OK, the headline is a bit of a cheat. “The Mother of All Libraries” isn’t a boast by Saddam Hussein about his book collection in Baghdad. It actually refers to the public subscription library Ben Franklin set up in Philadelphia when he was a young man. (You can stop reading now if you wish.)

A few weeks ago, I mentioned that I’ve been receiving The Autobiography of Ben Franklin in 800 word email installments courtesy of Dailylit.com. I just read a section about how Franklin’s thirst for books led him to create the first subscription library in the colonies.

Books were ridiculously expensive in those days, so young men like Franklin could only afford a few. He and some friends pooled their books together, but it still wasn’t enough to suit him. So he came up with this plan:

Each subscriber [was] engag’d to pay a certain sum down for the first purchase of books, and an annual contribution for increasing them. So few were the readers at that time in Philadelphia, and the majority of us so poor, that I was not able, with great industry, to find more than fifty persons, mostly young tradesmen, willing to pay down for this purpose forty shillings each, and ten shillings per annum. On this little fund we began. The books were imported; the library wag opened one day in the week for lending to the subscribers, on their promissory notes to pay double the value if not duly returned.

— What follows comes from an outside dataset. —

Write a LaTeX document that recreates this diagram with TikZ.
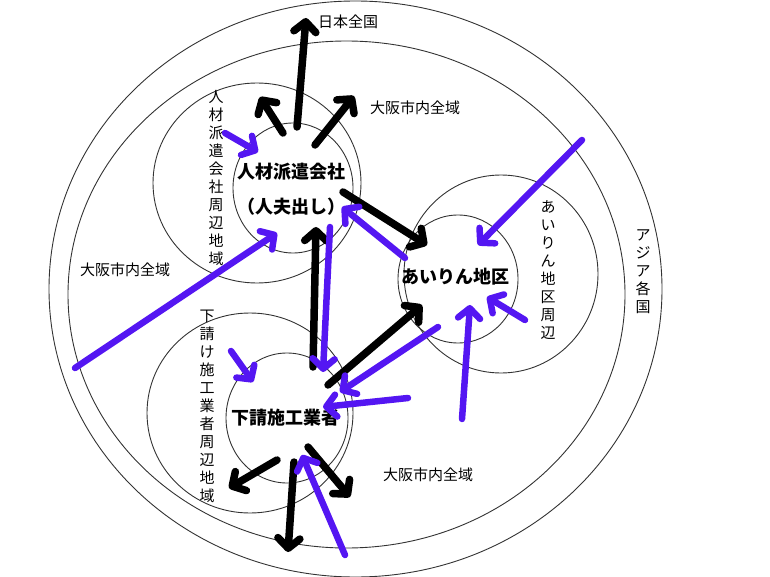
\documentclass[tikz,border=0pt]{standalone}
\usepackage{fontspec}
\newfontfamily\jp{Noto Sans CJK JP}
\usetikzlibrary{arrows.meta,shapes.geometric}
\definecolor{arrblue}{RGB}{84,22,242}
\tikzset{
  ring/.style={draw=black!80, line width=0.9pt, ellipse, inner sep=0pt},
  core/.style={align=center, inner sep=0pt,
    font=\jp\bfseries\fontsize{18}{35}\selectfont},
  tate/.style={align=center, inner sep=0pt,
    font=\jp\fontsize{15}{18}\selectfont},
  yoko/.style={inner sep=0pt, font=\jp\fontsize{15}{18}\selectfont},
  karr/.style={line width=7.5pt, line cap=round,
    -{Straight Barb[length=10pt, width=22pt, round]}},
  barr/.style={karr, arrblue, line width=6.5pt},
}

\begin{document}
\begin{tikzpicture}[x=1pt, y=-1pt]
  \useasboundingbox (0,0) rectangle (770,577);

  % Rings
  \node[ring, minimum width=613pt, minimum height=576pt] (asia) at (355.5,289) {};
  \node[ring, minimum width=557pt, minimum height=507pt] (osaka) at (346.5,294.5) {};
  \node[ring, minimum width=208pt, minimum height=200pt] (hakenarea) at (257,183) {};
  \node[ring, minimum width=194pt, minimum height=198pt] (airinarea) at (501,274) {};
  \node[ring, minimum width=206pt, minimum height=200pt] (shitaarea) at (250,413) {};
  \node[ring, minimum width=120pt, minimum height=130pt] (haken) at (293,188) {};
  \node[ring, minimum width=120pt, minimum height=128pt] (airin) at (458,279) {};
  \node[ring, minimum width=122pt, minimum height=130pt] (shita) at (287,418) {};

  % Centre texts
  \node[core] (hakentxt) at (291,189) {人材派遣会社\\（人夫出し）};
  \node[core] (airintxt) at (455,277) {あいりん地区};
  \node[core] (shitatxt) at (285,418) {下請施工業者};

  % Labels
  \node[tate] (asialbl) at (643,272) {ア\\ジ\\ア\\各\\国};
  \node[tate] (airinlbl) at (548,270) {あ\\い\\り\\ん\\地\\区\\周\\辺};
  \node[tate] (hakenlbl) at (216,178) {人\\材\\派\\遣\\会\\社\\周\\辺\\地\\域};
  \node[tate] (shitalbl) at (207,406) {下\\請\\け\\施\\工\\業\\者\\周\\辺\\地\\域};
  \node[yoko] (zenkoku) at (348,22) {日本全国};
  \node[yoko] (osakaA) at (415,108) {大阪市内全域};
  \node[yoko] (osakaB) at (125,270) {大阪市内全域};
  \node[yoko] (osakaC) at (428,475) {大阪市内全域};

  % Arrow ends
  \coordinate (k1a) at (297,127); \coordinate (k1b) at (306,18);
  \coordinate (k2a) at (283,133); \coordinate (k2b) at (260,97);
  \coordinate (k3a) at (315,145); \coordinate (k3b) at (354,96);
  \coordinate (k4a) at (343,192); \coordinate (k4b) at (427,245);
  \coordinate (k5a) at (313,367); \coordinate (k5b) at (316,227);
  \coordinate (k6a) at (328,385); \coordinate (k6b) at (422,305);
  \coordinate (k7a) at (277,460); \coordinate (k7b) at (229,488);
  \coordinate (k8a) at (294,462); \coordinate (k8b) at (288,552);
  \coordinate (k9a) at (308,447); \coordinate (k9b) at (350,497);

  \coordinate (b1a) at (225,133); \coordinate (b1b) at (258,152);
  \coordinate (b2a) at (75,368);  \coordinate (b2b) at (277,233);
  \coordinate (b3a) at (405,258); \coordinate (b3b) at (342,207);
  \coordinate (b4a) at (330,227); \coordinate (b4b) at (323,372);
  \coordinate (b5a) at (438,327); \coordinate (b5b) at (340,392);
  \coordinate (b6a) at (408,398); \coordinate (b6b) at (323,407);
  \coordinate (b7a) at (231,351); \coordinate (b7b) at (253,382);
  \coordinate (b8a) at (345,555); \coordinate (b8b) at (302,455);
  \coordinate (b9a) at (582,140); \coordinate (b9b) at (478,245);
  \coordinate (b10a) at (462,419); \coordinate (b10b) at (470,305);
  \coordinate (b11a) at (525,320); \coordinate (b11b) at (487,297);

  % Black arrows
  \draw[karr] (k1a) -- (k1b);
  \draw[karr] (k2a) -- (k2b);
  \draw[karr] (k3a) -- (k3b);
  \draw[karr] (k4a) -- (k4b);
  \draw[karr] (k5a) -- (k5b);
  \draw[karr] (k6a) -- (k6b);
  \draw[karr] (k7a) -- (k7b);
  \draw[karr] (k8a) -- (k8b);
  \draw[karr] (k9a) -- (k9b);

  % Blue arrows
  \draw[barr] (b1a) -- (b1b);
  \draw[barr] (b2a) -- (b2b);
  \draw[barr] (b3a) -- (b3b);
  \draw[barr] (b4a) -- (b4b);
  \draw[barr] (b5a) -- (b5b);
  \draw[barr] (b6a) -- (b6b);
  \draw[barr] (b7a) -- (b7b);
  \draw[barr] (b8a) -- (b8b);
  \draw[barr] (b9a) -- (b9b);
  \draw[barr] (b10a) -- (b10b);
  \draw[barr] (b11a) -- (b11b);
\end{tikzpicture}
\end{document}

Other towns imitated his idea and created libraries of their own. Soon, the common folks in the colonies “were observ’d by strangers to be better instructed and more intelligent than people of the same rank generally are in other countries.”

Franklin’s innovation was a major educational advance, bringing books to people who couldn’t afford to buy them, and it’s one of the reasons, along with the spread of schools, that European visitors to the U.S. well into the mid-nineteenth century marveled at seeing people reading on the streets and discussing political matters as if they knew what they were talking about.

As for my headline: I didn’t make it up. I took it from Franklin himself. “This,” he wrote about his innovation, “was the mother of all the North American subscription libraries.” Take that, Saddam Hussein!